## DIRECTION:
Pictures in the data should be dropped; transcribe exactly the lines from the one that has "Reproduce this diagram with TikZ." through the one that has "(0,0) rectangle (1379,832);".

## RECORDS SHOWN:
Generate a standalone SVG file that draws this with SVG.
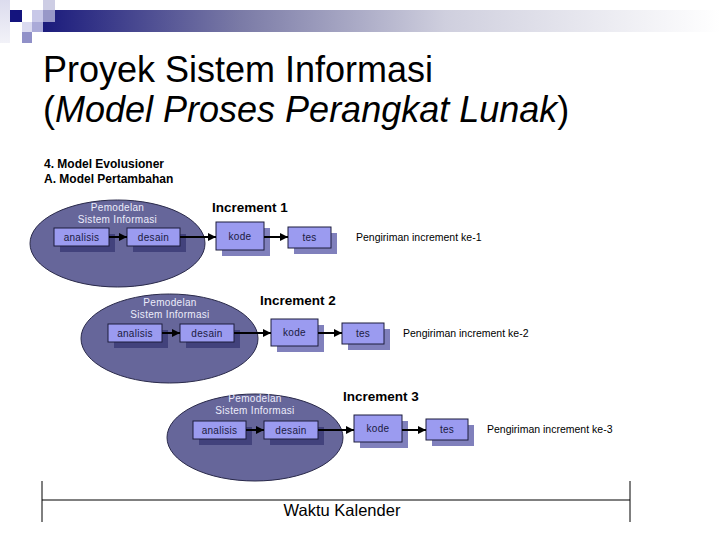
<svg xmlns="http://www.w3.org/2000/svg" width="720" height="540" viewBox="0 0 720 540">
<defs>
<linearGradient id="bar" x1="0" y1="0" x2="1" y2="0">
<stop offset="0" stop-color="#16167a"/>
<stop offset="0.3" stop-color="#7a7aa6"/>
<stop offset="0.6" stop-color="#cfcfde"/>
<stop offset="1" stop-color="#ffffff"/>
</linearGradient>
<linearGradient id="strip" x1="0" y1="0" x2="0" y2="1">
<stop offset="0" stop-color="#dcdcee"/>
<stop offset="1" stop-color="#f2f2f8"/>
</linearGradient>
<marker id="ah" markerUnits="userSpaceOnUse" markerWidth="8" markerHeight="8" refX="8" refY="4" orient="auto">
<path d="M0,0 L8,4 L0,8 z" fill="#000"/>
</marker>
<style>
.ell{fill:#66669a;stroke:#2a2a4a;stroke-width:1}
.box{fill:#9b9bf0;stroke:#1c1c3c;stroke-width:1}
.shin{fill:#42427c}
.shout{fill:#8080bc}
.bt{font-family:"Liberation Sans",Arial,sans-serif;font-size:10px;fill:#1a1a40;text-anchor:middle;letter-spacing:0.3px}
.pm{font-family:"Liberation Sans",Arial,sans-serif;font-size:10px;fill:#ececfa;text-anchor:middle;letter-spacing:0.3px}
.inc{font-family:"Liberation Sans",Arial,sans-serif;font-size:13.5px;font-weight:bold;fill:#000}
.pg{font-family:"Liberation Sans",Arial,sans-serif;font-size:10.5px;fill:#000}
.conn line{stroke:#000;stroke-width:2;marker-end:url(#ah)}
</style>
</defs>
<rect width="720" height="540" fill="#fff"/>
<g id="header">
<rect x="33" y="10" width="687" height="22" fill="url(#bar)"/>
<rect x="0" y="0" width="10" height="43" fill="url(#strip)"/>
<rect x="10" y="10" width="12" height="12" fill="#14147e"/>
<rect x="43" y="0" width="12" height="10" fill="#cdcde4"/>
<rect x="32" y="10" width="11" height="12" fill="#c8c8e8"/>
<rect x="43" y="10" width="12" height="12" fill="#9898c8"/>
<rect x="22" y="22" width="10" height="10" fill="#dadaf0"/>
<rect x="32" y="22" width="11" height="10" fill="#aaaad8"/>
<rect x="22" y="32" width="10" height="11" fill="#9090c8"/>
</g>
<g id="title" font-family="'Liberation Sans',Arial,sans-serif" font-size="36" fill="#000">
<text x="43" y="82">Proyek Sistem Informasi</text>
<text x="43" y="122">(<tspan font-style="italic">Model Proses Perangkat Lunak</tspan>)</text>
</g>
<g id="subtitle" font-family="'Liberation Sans',Arial,sans-serif" font-size="12" font-weight="bold" fill="#000">
<text x="44" y="168">4. Model Evolusioner</text>
<text x="44" y="183">A. Model Pertambahan</text>
</g>

<g id="row1">
<g id="ellipse1"><ellipse class="ell" cx="117.5" cy="243.5" rx="87.5" ry="43.5"/>
<text class="pm" x="117.5" y="211">Pemodelan</text>
<text class="pm" x="117.5" y="223">Sistem Informasi</text></g>
<g id="analisis1"><rect class="shin" x="60" y="234" width="55" height="18"/><rect class="box" x="54" y="228" width="55" height="18"/><text class="bt" x="81.5" y="241">analisis</text></g>
<g id="desain1"><rect class="shin" x="133" y="234" width="53" height="18"/><rect class="box" x="127" y="228" width="53" height="18"/><text class="bt" x="153.5" y="241">desain</text></g>
<g id="kode1"><rect class="shout" x="222" y="228" width="48" height="28"/><rect class="box" x="216" y="222" width="48" height="28"/><text class="bt" x="240" y="240">kode</text></g>
<g id="tes1"><rect class="shout" x="294" y="233" width="43" height="21"/><rect class="box" x="288" y="227" width="43" height="21"/><text class="bt" x="309.5" y="241">tes</text></g>
<text class="inc" x="212" y="212">Increment 1</text>
<text class="pg" x="356" y="241">Pengiriman increment ke-1</text>
</g>

<g id="row2">
<g id="ellipse2"><ellipse class="ell" cx="169.5" cy="338.5" rx="88.5" ry="44.5"/>
<text class="pm" x="170" y="306">Pemodelan</text>
<text class="pm" x="170" y="318">Sistem Informasi</text></g>
<g id="analisis2"><rect class="shin" x="114" y="330" width="54" height="18"/><rect class="box" x="108" y="324" width="54" height="18"/><text class="bt" x="135" y="337">analisis</text></g>
<g id="desain2"><rect class="shin" x="186" y="330" width="54" height="18"/><rect class="box" x="180" y="324" width="54" height="18"/><text class="bt" x="207" y="337">desain</text></g>
<g id="kode2"><rect class="shout" x="277" y="325" width="47" height="27"/><rect class="box" x="271" y="319" width="47" height="27"/><text class="bt" x="294.5" y="336">kode</text></g>
<g id="tes2"><rect class="shout" x="348" y="329" width="42" height="21"/><rect class="box" x="342" y="323" width="42" height="21"/><text class="bt" x="363" y="337">tes</text></g>
<text class="inc" x="260" y="305">Increment 2</text>
<text class="pg" x="403" y="337">Pengiriman increment ke-2</text>
</g>

<g id="row3">
<g id="ellipse3"><ellipse class="ell" cx="255" cy="437.5" rx="88" ry="43.5"/>
<text class="pm" x="255" y="402">Pemodelan</text>
<text class="pm" x="255" y="414">Sistem Informasi</text></g>
<g id="analisis3"><rect class="shin" x="199" y="427" width="53" height="18"/><rect class="box" x="193" y="421" width="53" height="18"/><text class="bt" x="219.5" y="434">analisis</text></g>
<g id="desain3"><rect class="shin" x="270" y="427" width="54" height="18"/><rect class="box" x="264" y="421" width="54" height="18"/><text class="bt" x="291" y="434">desain</text></g>
<g id="kode3"><rect class="shout" x="360" y="421" width="48" height="27"/><rect class="box" x="354" y="415" width="48" height="27"/><text class="bt" x="378" y="432">kode</text></g>
<g id="tes3"><rect class="shout" x="432" y="425" width="42" height="21"/><rect class="box" x="426" y="419" width="42" height="21"/><text class="bt" x="447" y="433">tes</text></g>
<text class="inc" x="343" y="401">Increment 3</text>
<text class="pg" x="487" y="433">Pengiriman increment ke-3</text>
</g>

<g id="connectors" class="conn">
<line x1="109" y1="237" x2="127" y2="237"/>
<line x1="180" y1="237" x2="216" y2="237"/>
<line x1="264" y1="237" x2="288" y2="237"/>
<line x1="162" y1="333" x2="180" y2="333"/>
<line x1="234" y1="333" x2="271" y2="333"/>
<line x1="318" y1="333" x2="342" y2="333"/>
<line x1="246" y1="430" x2="264" y2="430"/>
<line x1="318" y1="430" x2="354" y2="430"/>
<line x1="402" y1="430" x2="426" y2="430"/>
</g>

<g id="timeline" stroke="#000" stroke-width="1">
<line x1="42" y1="481" x2="42" y2="522"/>
<line x1="630" y1="481" x2="630" y2="522"/>
<line x1="42" y1="500" x2="630" y2="500"/>
</g>
<text x="342" y="516" font-family="'Liberation Sans',Arial,sans-serif" font-size="16.5" text-anchor="middle" fill="#000">Waktu Kalender</text>
</svg>
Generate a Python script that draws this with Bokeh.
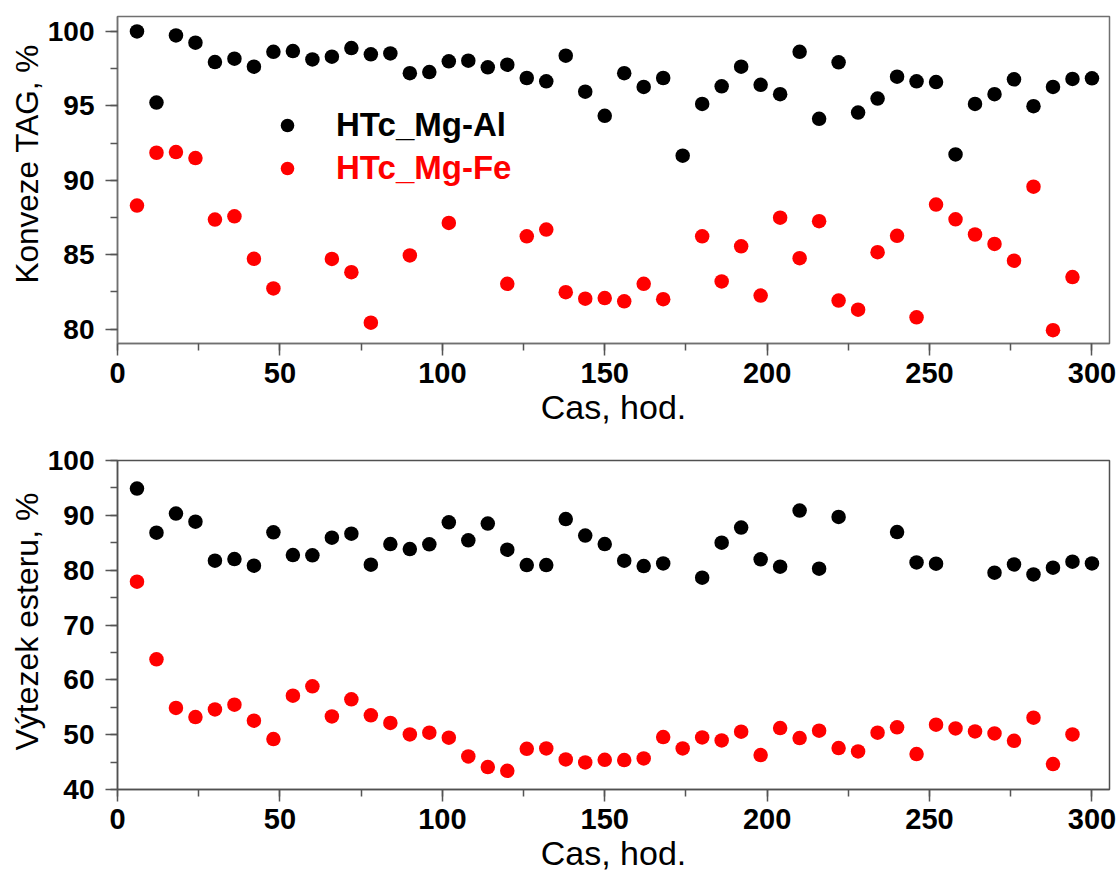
from bokeh.plotting import figure
from bokeh.models import Range1d, SingleIntervalTicker, Legend, LegendItem, Title
from bokeh.layouts import column
from bokeh.embed import file_html
from bokeh.resources import INLINE

# ---------------- data ----------------
# Top panel: TAG conversion (%)
tag_al_x = [6, 12, 18, 24, 30, 36, 42, 48, 54, 60, 66, 72, 78, 84,
            90, 96, 102, 108, 114, 120, 126, 132, 138, 144, 150, 156, 162, 168, 174, 180, 186, 192, 198,
            204, 210, 216, 222, 228, 234, 240, 246, 252, 258, 264, 270, 276, 282, 288, 294, 300]
tag_al_y = [100.0, 95.22, 99.73, 99.24, 97.94, 98.17, 97.63, 98.63, 98.68, 98.12, 98.30, 98.88, 98.46, 98.52,
            97.19, 97.27, 97.99, 98.03, 97.59, 97.76, 96.87, 96.65, 98.37, 95.95, 94.33, 97.19, 96.27, 96.87,
            91.65, 95.13, 96.31, 97.63, 96.41,
            95.78, 98.63, 94.13, 97.92, 94.55, 95.49, 96.96, 96.65, 96.60, 91.74, 95.13, 95.78, 96.78, 94.98,
            96.27, 96.81, 96.85]

tag_fe_x = [6, 12, 18, 24, 30, 36, 42, 48, 66, 72, 78, 90, 102, 120, 126, 132, 138, 144, 150, 156, 162, 168,
            180, 186, 192, 198, 204, 210, 216, 222, 228, 234, 240, 246, 252, 258, 264, 270, 276, 282, 288, 294]
tag_fe_y = [88.30, 91.85, 91.90, 91.49, 87.36, 87.58, 84.73, 82.74, 84.72, 83.83, 80.44, 84.95, 87.14, 83.05,
            86.24, 86.69, 82.49, 82.05, 82.09, 81.87, 83.05, 82.02,
            86.24, 83.21, 85.57, 82.26, 87.49, 84.77, 87.25, 81.92, 81.31, 85.17, 86.27, 80.80, 88.37, 87.38,
            86.36, 85.73, 84.60, 89.57, 79.93, 83.50]

# Bottom panel: ester yield (%)
est_al_x = [6, 12, 18, 24, 30, 36, 42, 48, 54, 60, 66, 72, 78, 84,
            90, 96, 102, 108, 114, 120, 126, 132, 138, 144, 150, 156, 162, 168,
            180, 186, 192, 198, 204, 210, 216, 222,
            240, 246, 252, 270, 276, 282, 288, 294, 300]
est_al_y = [94.88, 86.84, 90.32, 88.85, 81.73, 82.02, 80.81, 86.90, 82.75, 82.70, 85.93, 86.66, 81.00, 84.76,
            83.85, 84.71, 88.73, 85.44, 88.49, 83.74, 80.93, 80.93, 89.33, 86.30, 84.76, 81.73, 80.75, 81.23,
            78.62, 85.02, 87.76, 81.97, 80.63, 90.86, 80.27, 89.70,
            86.95, 81.42, 81.18, 79.54, 81.05, 79.23, 80.45, 81.55, 81.23]

est_fe_x = [6, 12, 18, 24, 30, 36, 42, 48, 54, 60, 66, 72, 78, 84,
            90, 96, 102, 108, 114, 120, 126, 132, 138, 144, 150, 156, 162, 168, 174, 180, 186, 192, 198,
            204, 210, 216, 222, 228, 234, 240, 246, 252, 258, 264, 270, 276, 282, 288, 294]
est_fe_y = [77.89, 63.75, 54.87, 53.22, 54.61, 55.47, 52.55, 49.20, 57.12, 58.82, 53.33, 56.44, 53.52, 52.13,
            50.05, 50.35, 49.44, 46.03, 44.09, 43.41, 47.43, 47.49, 45.48, 44.93, 45.42, 45.37, 45.66, 49.57,
            47.49, 49.50, 48.95, 50.54, 46.27,
            51.21, 49.39, 50.72, 47.56, 46.94, 50.35, 51.33, 46.46, 51.82, 51.14, 50.59, 50.23, 48.89, 53.10,
            44.64, 50.05]

series_labels = ["HTc_Mg-Al", "HTc_Mg-Fe"]
series_colors = ["#000000", "#ff0000"]
x_title = "Cas, hod."
y_title_top = "Konveze TAG, %"
y_title_bottom = "Výtezek esteru, %"

FONT = "Liberation Sans"
MS = 14.5


def style(p, y_interval, frame_color):
    p.xgrid.visible = False
    p.ygrid.visible = False
    p.outline_line_color = frame_color
    p.outline_line_width = 1.5
    p.background_fill_color = "white"
    p.border_fill_color = "white"
    p.xaxis.ticker = SingleIntervalTicker(interval=50, num_minor_ticks=2)
    p.yaxis.ticker = SingleIntervalTicker(interval=y_interval, num_minor_ticks=2)
    for ax in (p.xaxis[0], p.yaxis[0]):
        ax.axis_line_color = frame_color
        ax.axis_line_width = 1.5
        ax.major_tick_line_color = "#555555"
        ax.minor_tick_line_color = "#555555"
        ax.major_tick_line_width = 1.5
        ax.minor_tick_line_width = 1.5
        ax.major_tick_in = 0
        ax.major_tick_out = 12
        ax.minor_tick_in = 0
        ax.minor_tick_out = 7
        ax.major_label_text_font = FONT
        ax.major_label_text_font_style = "bold"
        ax.major_label_text_color = "black"
    p.xaxis.major_label_text_font_size = "29px"
    p.yaxis.major_label_text_font_size = "28px"
    p.xaxis.major_label_standoff = 7
    p.yaxis.major_label_standoff = 11
    p.xaxis.axis_label = x_title
    p.xaxis.axis_label_text_font = FONT
    p.xaxis.axis_label_text_font_style = "normal"
    p.xaxis.axis_label_text_font_size = "34px"
    p.xaxis.axis_label_text_color = "black"
    p.xaxis.axis_label_standoff = 2


def y_title(text, size, offset):
    # left-side title, anchored at its start, `offset` px above the frame bottom
    return Title(text=text, align="left", offset=offset, standoff=0, text_font=FONT,
                 text_font_size=size, text_font_style="normal", text_color="black")


# ---------------- top panel ----------------
p1 = figure(width=1120, height=443, output_backend="svg", toolbar_location=None,
            x_range=Range1d(0, 305.4), y_range=Range1d(79.04, 101.0),
            min_border_left=117, min_border_right=11, min_border_top=16, min_border_bottom=100)
style(p1, 5, "#707070")
r_al = p1.scatter(tag_al_x, tag_al_y, size=MS, color=series_colors[0], line_color=None)
r_fe = p1.scatter(tag_fe_x, tag_fe_y, size=MS, color=series_colors[1], line_color=None)
p1.add_layout(y_title(y_title_top, "31.5px", 60), "left")

for lab, col, rend, loc in [(series_labels[0], series_colors[0], r_al, (153, 199)),
                            (series_labels[1], series_colors[1], r_fe, (153, 156))]:
    leg = Legend(items=[LegendItem(label=lab, renderers=[rend])], location=loc,
                 glyph_width=34, glyph_height=34, label_height=34, label_standoff=32,
                 padding=0, margin=0, spacing=0,
                 label_text_font=FONT, label_text_font_style="bold", label_text_font_size="33px",
                 label_text_color=col, background_fill_alpha=0, border_line_color=None)
    p1.add_layout(leg, "center")

# ---------------- bottom panel ----------------
p2 = figure(width=1120, height=442, output_backend="svg", toolbar_location=None,
            x_range=Range1d(0, 305.4), y_range=Range1d(40, 100),
            min_border_left=117, min_border_right=11, min_border_top=17, min_border_bottom=96)
style(p2, 10, "#505050")
p2.scatter(est_al_x, est_al_y, size=MS, color=series_colors[0], line_color=None)
p2.scatter(est_fe_x, est_fe_y, size=MS, color=series_colors[1], line_color=None)
p2.add_layout(y_title(y_title_bottom, "32px", 39), "left")

layout = column(p1, p2, spacing=0)
open("out.html", "w").write(file_html(layout, INLINE))
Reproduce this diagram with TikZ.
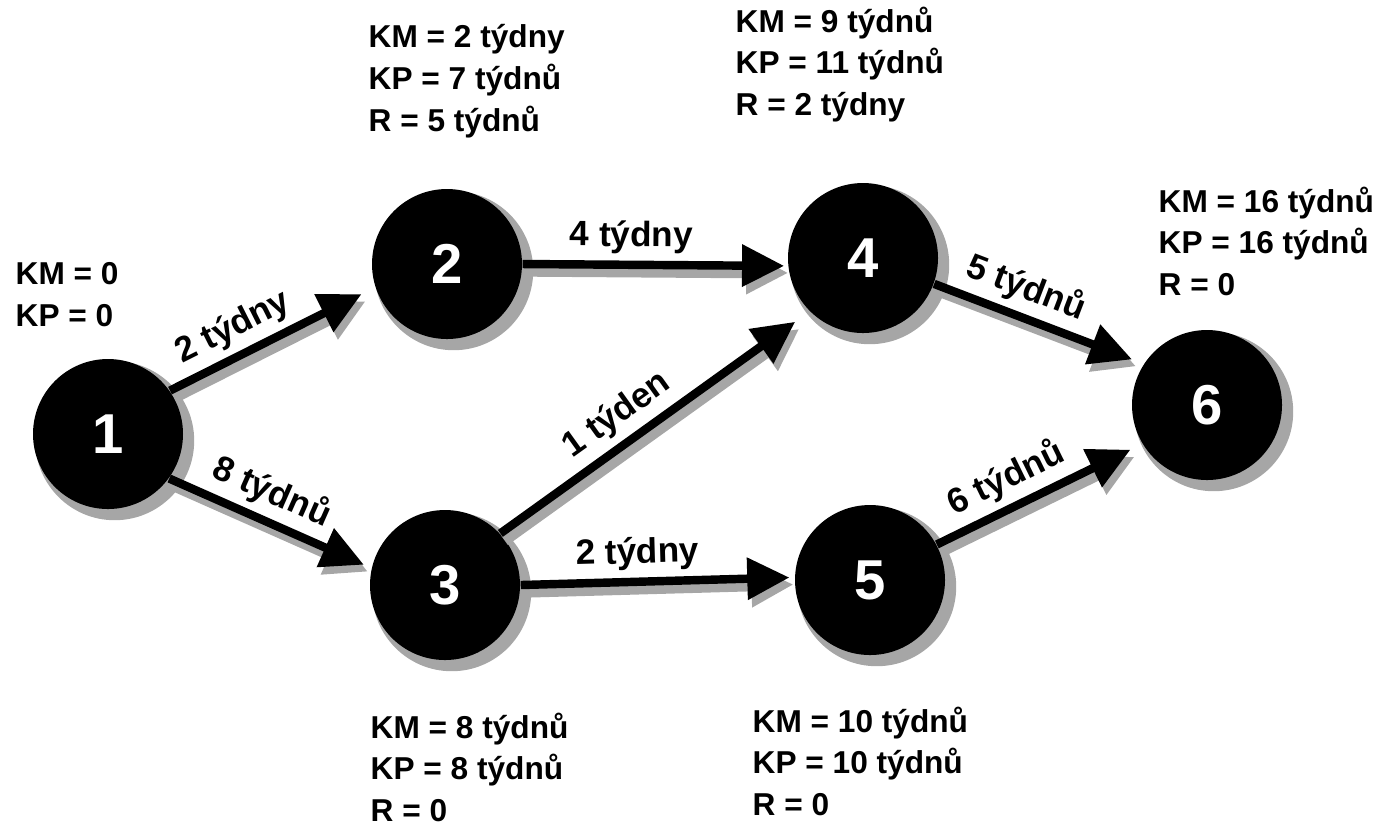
\documentclass[tikz,border=0pt]{standalone}
\usepackage{fontspec}
\setmainfont{Liberation Sans}
\usetikzlibrary{arrows.meta,shadows}

\tikzset{
  event/.style={circle, fill=black, minimum size=1.5cm, inner sep=0pt, text=white,
    font=\fontsize{16}{16}\selectfont\bfseries,
    drop shadow={shadow xshift=1.8pt, shadow yshift=-1.8pt, shadow scale=1.06, fill=black!35, opacity=1}},
  info/.style={anchor=north west, align=left, inner sep=0pt,
    font=\fontsize{9}{11.9}\selectfont\bfseries},
  act/.style={-{Triangle[length=12pt,width=11.5pt]}, line width=2.4pt,
    preaction={draw=black!35, line width=3.2pt, transform canvas={shift={(1.2pt,-2pt)}}}},
  dur/.style={sloped, above, inner sep=2pt, font=\fontsize{10}{12}\selectfont\bfseries}
}

\begin{document}
\begin{tikzpicture}[x=0.1mm, y=-0.1mm]
  \useasboundingbox (0,0) rectangle (1379,832);

  % Nodes
  \node[event] (E1) at (108,434) {1};
  \node[event] (E2) at (447,264) {2};
  \node[event] (E3) at (445,585) {3};
  \node[event] (E4) at (863,258) {4};
  \node[event] (E5) at (870,580) {5};
  \node[event] (E6) at (1207,405) {6};

  % Texts
  \node[info] (I1) at (15,262) {KM = 0\\KP = 0};
  \node[info] (I2) at (368,24) {KM = 2 týdny\\KP = 7 týdnů\\R = 5 týdnů};
  \node[info] (I3) at (370,712) {KM = 8 týdnů\\KP = 8 týdnů\\R = 0};
  \node[info] (I4) at (735,6) {KM = 9 týdnů\\KP = 11 týdnů\\R = 2 týdny};
  \node[info] (I5) at (752,706) {KM = 10 týdnů\\KP = 10 týdnů\\R = 0};
  \node[info] (I6) at (1158,186) {KM = 16 týdnů\\KP = 16 týdnů\\R = 0};

  % Arrows
  \draw[act, shorten >=4.3pt] (E1.35) -- node[dur, pos=0.37] {2 týdny} (E2.198);
  \draw[act, shorten >=2.3pt] (E1.324) -- node[dur, pos=0.45] {8 týdnů} (E3.167);
  \draw[act, shorten >=1pt] (E2.0) -- node[dur, pos=0.41] {4 týdny} (E4.186);
  \draw[act, shorten >=5pt] (E3.43) -- node[dur, pos=0.43] {1 týden} (E4.225);
  \draw[act, shorten >=1.4pt] (E3.0) -- node[dur, pos=0.43] {2 týdny} (E5.178);
  \draw[act, shorten >=3.5pt] (E4.340) -- node[dur, pos=0.39] {5 týdnů} (E6.147);
  \draw[act, shorten >=3.7pt] (E5.28) -- node[dur, pos=0.40] {6 týdnů} (E6.211);
\end{tikzpicture}
\end{document}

## CORRECT RESPONSE:
Reproduce this diagram with TikZ.
\documentclass[tikz,border=0pt]{standalone}
\usepackage{fontspec}
\setmainfont{Liberation Sans}
\usetikzlibrary{arrows.meta,shadows}

\tikzset{
  event/.style={circle, fill=black, minimum size=1.5cm, inner sep=0pt, text=white,
    font=\fontsize{16}{16}\selectfont\bfseries,
    drop shadow={shadow xshift=1.8pt, shadow yshift=-1.8pt, shadow scale=1.06, fill=black!35, opacity=1}},
  info/.style={anchor=north west, align=left, inner sep=0pt,
    font=\fontsize{9}{11.9}\selectfont\bfseries},
  act/.style={-{Triangle[length=12pt,width=11.5pt]}, line width=2.4pt,
    preaction={draw=black!35, line width=3.2pt, transform canvas={shift={(1.2pt,-2pt)}}}},
  dur/.style={sloped, above, inner sep=2pt, font=\fontsize{10}{12}\selectfont\bfseries}
}

\begin{document}
\begin{tikzpicture}[x=0.1mm, y=-0.1mm]
  \useasboundingbox (0,0) rectangle (1379,832);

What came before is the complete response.